Gelet op het voorafgaande acht het College de - eerst ter zitting - naar voren gebrachte stelling van appellante dat de oorspronkelijke overeenkomst met E niet is ontbonden, maar doorgeschoven, niet aannemelijk.
Dat de energieverklaring wel zou zijn afgegeven indien de overeenkomst met E gestand zou zijn gedaan, naar appellante heeft gesteld, doet aan het vorenstaande niet af. Naar het oordeel van het College liggen de gevolgen van de te late indiening van de gegevens geheel binnen de risicosfeer van appellante. Het behoort tot de verantwoordelijkheid van de aanvrager om zich op de hoogte te stellen van de voorschriften die bij de Uitvoeringsregeling zijn gegeven en deze in acht te nemen.
Bij deze stand van zaken kan het moment waarop appellante verplichtingen terzake van de isolatie is aangegaan, worden bepaald op 24 juni 2002. Nu de op de isolatie betrekking hebbende melding reeds door appellante op 8 maart 202 was gedaan, is, gelet op het vorenoverwogene, de in artikel 3, eerste lid en onder a, Uitvoeringsregeling genoemde termijn van drie maanden gaan lopen op 8 maart 2002 en verstreken op 8 juni 2002.

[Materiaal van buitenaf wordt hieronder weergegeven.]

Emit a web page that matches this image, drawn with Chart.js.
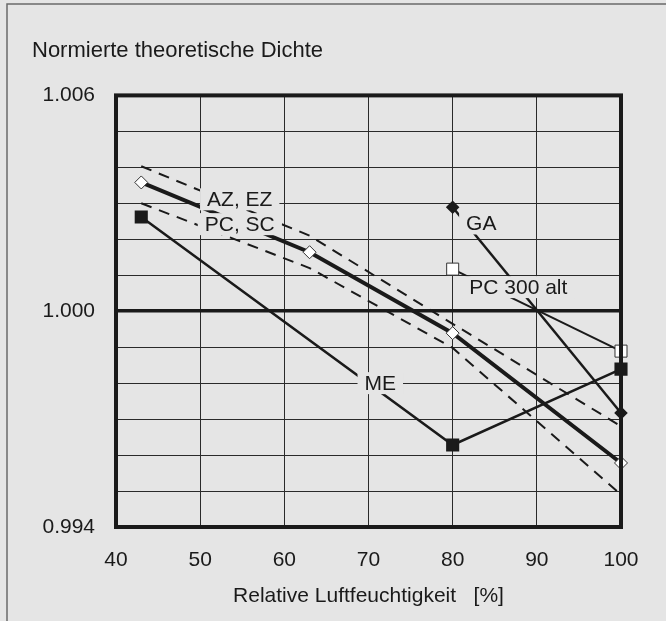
<!DOCTYPE html>
<html>
<head>
<meta charset="utf-8">
<script src="https://cdn.jsdelivr.net/npm/chart.js@4"></script>
<style>
  html, body { margin: 0; padding: 0; background: #e5e5e5; }
  #wrap { width: 666px; height: 621px; }
</style>
</head>
<body>
<div id="wrap"><canvas id="chart" width="666" height="621"></canvas></div>
<script>
// humidity (%) at which the series were measured
const humFull = [43, 63, 80, 100],
  humME = [43, 80, 100],
  humLate = [80, 100];

// normalised theoretical density
const azEz = [1.00358, 1.00164, 0.99939, 0.99578],
  azUpper = [1.00403, 1.0021, 0.99965, 0.9968],
  azLower = [1.0030, 1.0012, 0.99898, 0.9949],
  me = [1.00262, 0.99628, 0.99839],
  ga = [1.00289, 0.99717],
  pc300 = [1.00117, 0.99889];

const yLabelled = [0.994, 1.000, 1.006],
  xTicks = [40, 50, 60, 70, 80, 90, 100];

const ink = '#1a1a1a',
  bg = '#e5e5e5',
  font = 'Liberation Sans, Arial, sans-serif';

const pts = (xs, ys) => xs.map((x, i) => ({ x: x, y: ys[i] }));

// series labels written into the plot (text, x, y in data units)
const seriesLabels = [
  ['AZ, EZ', 54.7, 1.00311],
  ['PC, SC', 54.7, 1.00242],
  ['GA', 83.4, 1.00244],
  ['PC 300 alt', 87.8, 1.00067],
  ['ME', 71.4, 0.99800]
];

const paperPlugin = {
  id: 'paper',
  beforeDraw(chart) {
    const c = chart.ctx;
    c.save();
    c.fillStyle = bg;
    c.fillRect(0, 0, chart.width, chart.height);
    c.strokeStyle = '#6a6a6a';
    c.lineWidth = 1.5;
    c.beginPath();
    c.moveTo(7, chart.height);
    c.lineTo(7, 4);
    c.lineTo(chart.width, 4);
    c.stroke();
    c.restore();
  },
  afterDatasetsDraw(chart) {
    const c = chart.ctx, xs = chart.scales.x, ys = chart.scales.y;
    c.save();
    c.font = '21px ' + font;
    c.textAlign = 'center';
    c.textBaseline = 'middle';
    seriesLabels.forEach(([txt, x, y]) => {
      const px = xs.getPixelForValue(x), py = ys.getPixelForValue(y);
      const w = c.measureText(txt).width;
      c.fillStyle = bg;
      c.fillRect(px - w / 2 - 7, py - 11, w + 14, 22);
      c.fillStyle = ink;
      c.fillText(txt, px, py + 1);
    });
    const a = chart.chartArea;
    c.strokeStyle = ink;
    c.lineWidth = 4;
    c.strokeRect(a.left, a.top, a.right - a.left, a.bottom - a.top);
    c.restore();
  }
};

const dashed = (data) => ({
  data: data,
  borderColor: ink,
  borderWidth: 2,
  borderDash: [11, 8],
  pointRadius: 0,
  clip: false
});

new Chart(document.getElementById('chart'), {
  type: 'line',
  data: {
    datasets: [
      dashed(pts(humFull, azUpper)),
      dashed(pts(humFull, azLower)),
      {
        data: pts(humFull, azEz),
        borderColor: ink,
        borderWidth: 4,
        pointStyle: 'rectRot',
        pointRadius: 6.5,
        pointBackgroundColor: '#ffffff',
        pointBorderColor: '#333333',
        pointBorderWidth: 1,
        clip: false
      },
      {
        data: pts(humME, me),
        borderColor: ink,
        borderWidth: 2.5,
        pointStyle: 'rect',
        pointRadius: 7.5,
        pointBackgroundColor: ink,
        pointBorderColor: ink,
        clip: false
      },
      {
        data: pts(humLate, ga),
        borderColor: ink,
        borderWidth: 2.5,
        pointStyle: 'rectRot',
        pointRadius: 5,
        pointBackgroundColor: ink,
        pointBorderColor: ink,
        clip: false
      },
      {
        data: pts(humLate, pc300),
        borderColor: ink,
        borderWidth: 2,
        pointStyle: 'rect',
        pointRadius: 8.5,
        pointBackgroundColor: '#ffffff',
        pointBorderColor: '#333333',
        pointBorderWidth: 1,
        clip: false
      }
    ]
  },
  options: {
    responsive: false,
    animation: false,
    layout: { padding: { left: 32, right: 45, top: 0, bottom: 0 } },
    plugins: {
      legend: { display: false },
      tooltip: { enabled: false },
      title: {
        display: true,
        text: 'Normierte theoretische Dichte',
        align: 'start',
        color: ink,
        font: { family: font, size: 22, weight: 'normal' },
        padding: { top: 38, bottom: 31 }
      }
    },
    scales: {
      x: {
        type: 'linear',
        min: 40,
        max: 100,
        afterBuildTicks(scale) { scale.ticks = xTicks.map(v => ({ value: v })); },
        afterFit(scale) { scale.height = 94; },
        grid: { color: '#2a2a2a', lineWidth: 1, drawTicks: false },
        border: { display: false },
        ticks: { color: ink, padding: 21, font: { family: font, size: 21 }, maxRotation: 0 },
        title: {
          display: true,
          text: 'Relative Luftfeuchtigkeit   [%]',
          color: ink,
          font: { family: font, size: 21 },
          padding: { top: 0, bottom: 12 }
        }
      },
      y: {
        min: 0.994,
        max: 1.006,
        afterBuildTicks(scale) {
          const t = [];
          for (let i = 0; i <= 12; i++) t.push({ value: 0.994 + i * 0.001 });
          scale.ticks = t;
        },
        afterFit(scale) { scale.width = 84; },
        grid: {
          color: (c) => Math.abs(c.tick.value - 1) < 1e-7 ? ink : '#2a2a2a',
          drawTicks: false,
          lineWidth: (c) => Math.abs(c.tick.value - 1) < 1e-7 ? 3.5 : 1
        },
        border: { display: false },
        ticks: {
          color: ink,
          padding: 21,
          font: { family: font, size: 21 },
          callback: (v) => yLabelled.some(l => Math.abs(l - v) < 1e-7) ? v.toFixed(3) : ''
        }
      }
    }
  },
  plugins: [paperPlugin]
});
</script>
</body>
</html>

Dit betekent dat verweerder ingevolge artikel 3.42, zesde lid Wet IB 2001 juncto artikel 3, eerste lid en sub a, Uitvoeringsregeling was gehouden de door appellante gevraagde verklaring te weigeren.
5.3 Hetgeen hiervoor is overwogen leidt tot het oordeel dat het beroep ongegrond moet worden verklaard.
Het College acht geen termen aanwezig voor een proceskostenveroordeling met toepassing van artikel 8:75 van de Algemene wet bestuursrecht.
6. De beslissing
Het College verklaart het beroep ongegrond.
Aldus gewezen door mr. H.C. Cusell, in tegenwoordigheid van mr. I.K. Rapmund, als griffier, en uitgesproken in het openbaar op 18 november 2003.